Temperature divides all logits by a single value before softmax. Dividing by a value below 1 amplifies the gaps between scores, so softmax pushes most probability toward the top few tokens. Dividing by a value above 1 shrinks the gaps, spreading probability more evenly and giving lower-scoring tokens a real chance. At 0, we skip softmax entirely and fall back to argmax.

Top-k keeps only the k highest-scoring logits and sets everything else to negative infinity. After softmax, those masked positions get zero probability, so the model only samples from the top k candidates.

# model.py
import torch
import torch.nn.functional as F
 
 
class GPT(nn.Module):
    ...
    @torch.inference_mode()
    def generate(self, idx, max_new_tokens, temperature=1.0, top_k=None):
        for _ in range(max_new_tokens):
            idx_cond = idx[:, -self.config.context_length :]
            logits, _ = self(idx_cond)
            logits = logits[:, -1, :]
 
            if temperature == 0.0:
                next_token = torch.argmax(logits, dim=-1, keepdim=True)
            else:
                logits = logits / temperature
 
                if top_k is not None:
                    values, _ = torch.topk(logits, min(top_k, logits.size(-1)))
                    logits[logits < values[:, [-1]]] = -float("inf")
 
                probs = F.softmax(logits, dim=-1)
                next_token = torch.multinomial(probs, num_samples=1)
 
            idx = torch.cat((idx, next_token), dim=1)
 
        return idx

Back in generate.py, we encode a prompt into token IDs, call model.generate() with temperature and top-k values, and decode the output back to text.

# generate.py
prompt = "Machine learning is"
idx = torch.tensor([enc.encode(prompt)], device=device)
 
out = model.generate(
    idx,
    max_new_tokens=200,
    temperature=0.8,
    top_k=50,
)
 
# out is (1, seq) since we generate a single sequence; grab the first row
print(enc.decode(out[0].tolist()))

If changing these values makes no noticeable difference, or if every setting produces equally broken output, the checkpoint is likely still undertrained.

Milestone

generate.py can now load a trained checkpoint, encode a prompt, and generate text from it.
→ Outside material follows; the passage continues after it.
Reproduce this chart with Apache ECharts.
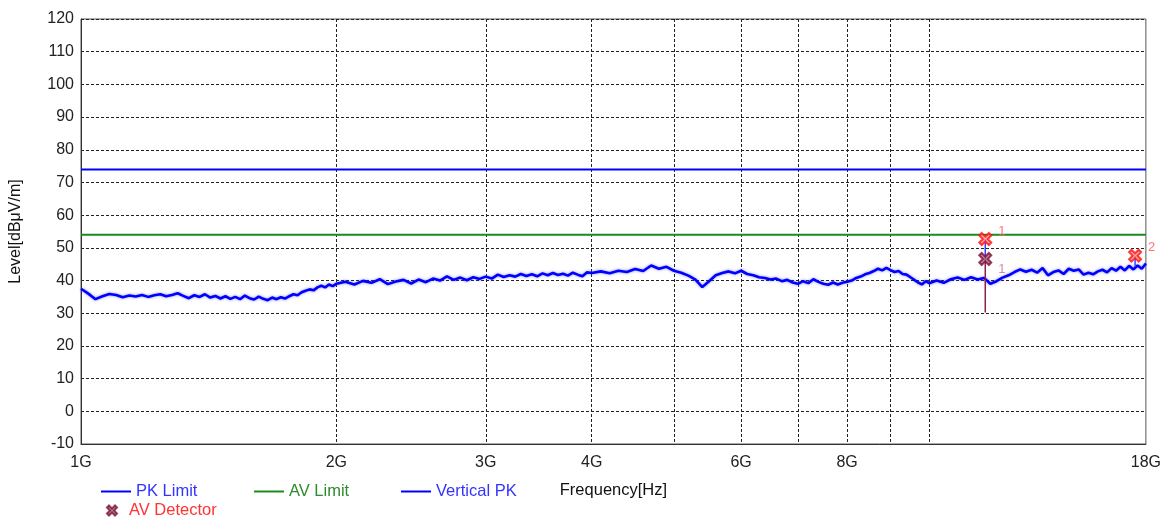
<!DOCTYPE html>
<html>
<head>
<meta charset="utf-8">
<script src="https://cdn.jsdelivr.net/npm/echarts@6/dist/echarts.min.js"></script>
<style>html,body{margin:0;padding:0;background:#fff}#c{width:1164px;height:518px}</style>
</head>
<body>
<div id="c"></div>
<script>
// Frequencies in GHz
const freqs = [
 1.00,1.02,1.04,1.06,1.08,1.10,1.12,1.14,1.16,1.18,1.20,1.22,1.24,1.26,1.28,1.30,1.32,1.34,1.36,1.38,
 1.40,1.42,1.44,1.46,1.48,1.50,1.52,1.54,1.56,1.58,1.60,1.62,1.64,1.66,1.68,1.70,1.72,1.74,1.76,1.78,
 1.80,1.82,1.84,1.86,1.88,1.90,1.92,1.94,1.96,1.98,2.00,
 2.05,2.10,2.15,2.20,2.25,2.30,2.35,2.40,2.45,2.50,2.55,2.60,2.65,2.70,2.75,2.80,2.85,2.90,2.95,3.00,
 3.05,3.10,3.15,3.20,3.25,3.30,3.35,3.40,3.45,3.50,3.55,3.60,3.65,3.70,3.75,3.80,3.85,3.90,3.95,4.00,
 4.1,4.2,4.3,4.4,4.5,4.6,4.7,4.8,4.9,5.0,5.1,5.2,5.3,5.4,5.5,5.6,5.7,5.8,5.9,6.0,
 6.1,6.2,6.3,6.4,6.5,6.6,6.7,6.8,6.9,7.0,7.1,7.2,7.3,7.4,7.5,7.6,7.7,7.8,7.9,8.0,
 8.1,8.2,8.3,8.4,8.5,8.6,8.7,8.8,8.9,9.0,9.1,9.2,9.3,9.4,9.5,9.6,9.7,9.8,9.9,10.0,
 10.2,10.4,10.6,10.8,11.0,11.2,11.4,11.6,11.8,12.0,12.2,12.4,12.6,12.8,13.0,13.2,13.4,13.6,13.8,14.0,
 14.2,14.4,14.6,14.8,15.0,15.2,15.4,15.6,15.8,16.0,16.2,16.4,16.6,16.8,17.0,17.2,17.4,17.6,17.8,18.0
];
// Vertical PK trace, dBuV/m
const verticalPK = [
 37.5,36.0,34.3,35.2,35.9,35.6,34.9,35.4,35.1,35.6,35.0,35.5,35.8,35.2,35.6,36.1,35.3,34.6,35.5,35.0,
 35.8,34.8,35.3,34.5,35.2,34.4,35.0,34.3,35.4,34.6,34.2,35.1,34.4,34.0,34.8,34.3,34.9,34.5,35.2,35.8,
 35.5,36.4,36.9,37.3,37.0,37.9,38.4,37.9,38.8,38.3,39.0,
 39.6,38.8,39.9,39.3,40.4,38.9,39.7,40.2,39.1,40.3,39.5,40.6,40.0,41.3,40.2,40.9,40.1,41.0,40.5,41.2,
 40.6,41.8,41.1,41.6,41.2,42.0,41.4,41.9,41.3,42.2,41.6,42.3,41.7,42.1,41.5,42.4,41.8,41.3,42.5,42.3,
 42.8,42.2,43.0,42.6,43.5,42.9,44.6,43.6,44.2,43.0,42.4,41.5,40.3,38.0,39.8,41.6,42.3,42.8,42.2,43.0,
 42.0,41.6,41.0,40.8,40.3,40.6,39.8,40.2,39.4,39.0,39.8,39.2,40.4,39.6,39.0,38.7,39.4,38.8,39.3,39.6,
 40.0,40.8,41.2,41.9,42.3,42.9,43.6,43.1,43.9,43.2,42.6,42.9,42.0,41.8,41.0,40.2,39.4,38.8,39.8,39.2,
 40.0,39.3,40.4,40.9,40.2,41.0,40.3,40.8,39.0,39.8,40.9,41.6,42.6,43.4,42.7,43.3,42.4,43.8,41.6,42.6,
 43.1,42.0,43.6,43.0,43.4,41.8,42.4,41.9,42.8,43.3,42.5,43.8,43.0,44.2,43.1,44.5,43.4,44.6,43.6,45.2
];
const pkLimit = [[1, 74], [18, 74]];
const avLimit = [[1, 54], [18, 54]];
const pkMarkers = [[11.64, 52.7, '1'], [17.48, 47.6, '2']];
const avDetector = [[11.64, 46.6, '1']];
const avDropLine = [[11.64, 46.6], [11.64, 30.2]];
const pkDrop1 = [[11.64, 52.7], [11.64, 46.6]];
const pkDrop2 = [[17.48, 47.6], [17.48, 44.3]];
const xTickValues = [2, 3, 4, 5, 6, 7, 8, 9, 10];
const xLabelValues = [1, 2, 3, 4, 6, 8, 18];

const FONT = '"Liberation Sans", Arial, sans-serif';
const X_PATH = 'path://M2,0 L5,3 L8,0 L10,2 L7,5 L10,8 L8,10 L5,7 L2,10 L0,8 L3,5 L0,2 Z';

const chart = echarts.init(document.getElementById('c'), null, {renderer: 'canvas'});
const legendBase = {
  orient: 'horizontal', top: 478, itemWidth: 30, itemHeight: 2, itemGap: 5, icon: 'rect',
  textStyle: {fontFamily: FONT, fontSize: 16.5}, selectedMode: false
};
chart.setOption({
  animation: false,
  backgroundColor: '#fff',
  textStyle: {fontFamily: FONT},
  grid: {left: 80, right: 17, top: 19, bottom: 74, show: true, borderColor: '#555', borderWidth: 1, backgroundColor: 'transparent'},
  legend: [
    Object.assign({}, legendBase, {left: 96, data: [{name: 'PK Limit', textStyle: {color: '#3333ff'}}]}),
    Object.assign({}, legendBase, {left: 249, data: [{name: 'AV Limit', textStyle: {color: '#2e8b2e'}}]}),
    Object.assign({}, legendBase, {left: 396, data: [{name: 'Vertical PK', textStyle: {color: '#3333ff'}}]}),
    Object.assign({}, legendBase, {left: 101, top: 497, itemWidth: 24, itemHeight: 10, icon: X_PATH, data: [{name: 'AV Detector', textStyle: {color: '#ff3333'}}]})
  ],
  xAxis: {
    type: 'log', logBase: 10, min: 1, max: 18,
    name: 'Frequency[Hz]', nameLocation: 'middle', nameGap: 38,
    nameTextStyle: {color: '#111', fontSize: 16.5, fontFamily: FONT},
    axisLine: {show: true, onZero: false, lineStyle: {color: '#333', width: 1}},
    axisTick: {show: false, customValues: xTickValues},
    axisLabel: {customValues: xLabelValues, color: '#222', fontSize: 16, fontFamily: FONT, margin: 11,
      formatter: v => Math.round(v) + 'G'},
    splitLine: {show: true, lineStyle: {color: '#222', type: [3, 2], width: 1}},
    minorSplitLine: {show: false}
  },
  yAxis: {
    type: 'value', min: -10, max: 120, interval: 10,
    name: 'Level[dBμV/m]', nameLocation: 'middle', nameGap: 57, nameRotate: 90,
    nameTextStyle: {color: '#111', fontSize: 16, fontFamily: FONT},
    axisLine: {show: true, lineStyle: {color: '#333', width: 1}},
    axisTick: {show: false},
    axisLabel: {color: '#222', fontSize: 16, fontFamily: FONT, margin: 7},
    splitLine: {show: true, lineStyle: {color: '#222', type: [3, 2], width: 1}}
  },
  series: [
    {name: 'PK Limit', type: 'line', data: pkLimit, symbol: 'none', lineStyle: {color: '#0000ff', width: 2}, itemStyle: {color: '#0000ff'}, z: 3},
    {name: 'AV Limit', type: 'line', data: avLimit, symbol: 'none', lineStyle: {color: '#1a8a1a', width: 2}, itemStyle: {color: '#1a8a1a'}, z: 3},
    {name: 'Vertical PK', type: 'line', data: freqs.map((f, i) => [f, verticalPK[i]]), symbol: 'none',
      lineStyle: {color: '#0000ff', width: 2.6, shadowColor: 'rgba(70,70,255,0.6)', shadowBlur: 3}, itemStyle: {color: '#0000ff'}, z: 4},
    {type: 'line', data: avDropLine, symbol: 'none', lineStyle: {color: '#8b2050', width: 1.5}, z: 5, silent: true},
    {type: 'line', data: pkDrop1, symbol: 'none', lineStyle: {color: '#3344ff', width: 1.5}, z: 5, silent: true},
    {type: 'line', data: pkDrop2, symbol: 'none', lineStyle: {color: '#3344ff', width: 1.5}, z: 5, silent: true},
    {name: 'AV Detector', type: 'scatter', data: avDetector, symbol: X_PATH, symbolSize: 12,
      itemStyle: {color: '#b06080', borderColor: '#7a1038', borderWidth: 2},
      label: {show: true, formatter: p => p.data[2], position: 'right', offset: [1, 10], color: '#c97090', fontSize: 13, fontFamily: FONT}, z: 6},
    {name: 'PK Detector', type: 'scatter', data: pkMarkers, symbol: X_PATH, symbolSize: 12,
      itemStyle: {color: '#ff9090', borderColor: '#ff1010', borderWidth: 2},
      label: {show: true, formatter: p => p.data[2], position: 'right', offset: [1, -8], color: '#ff5050', fontSize: 13, fontFamily: FONT}, z: 6}
  ]
});
</script>
</body>
</html>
The pretraining pipeline is now complete: raw text becomes tokens, the model trains on those tokens, and the trained checkpoint generates text from a prompt.

Turning that base model into a chatbot involves post-training, starting with supervised fine-tuning (SFT), which reuses the same next-token training on instruction-and-response data, often followed by preference tuning such as RLHF. To explore that pipeline, see Karpathy's nanochat.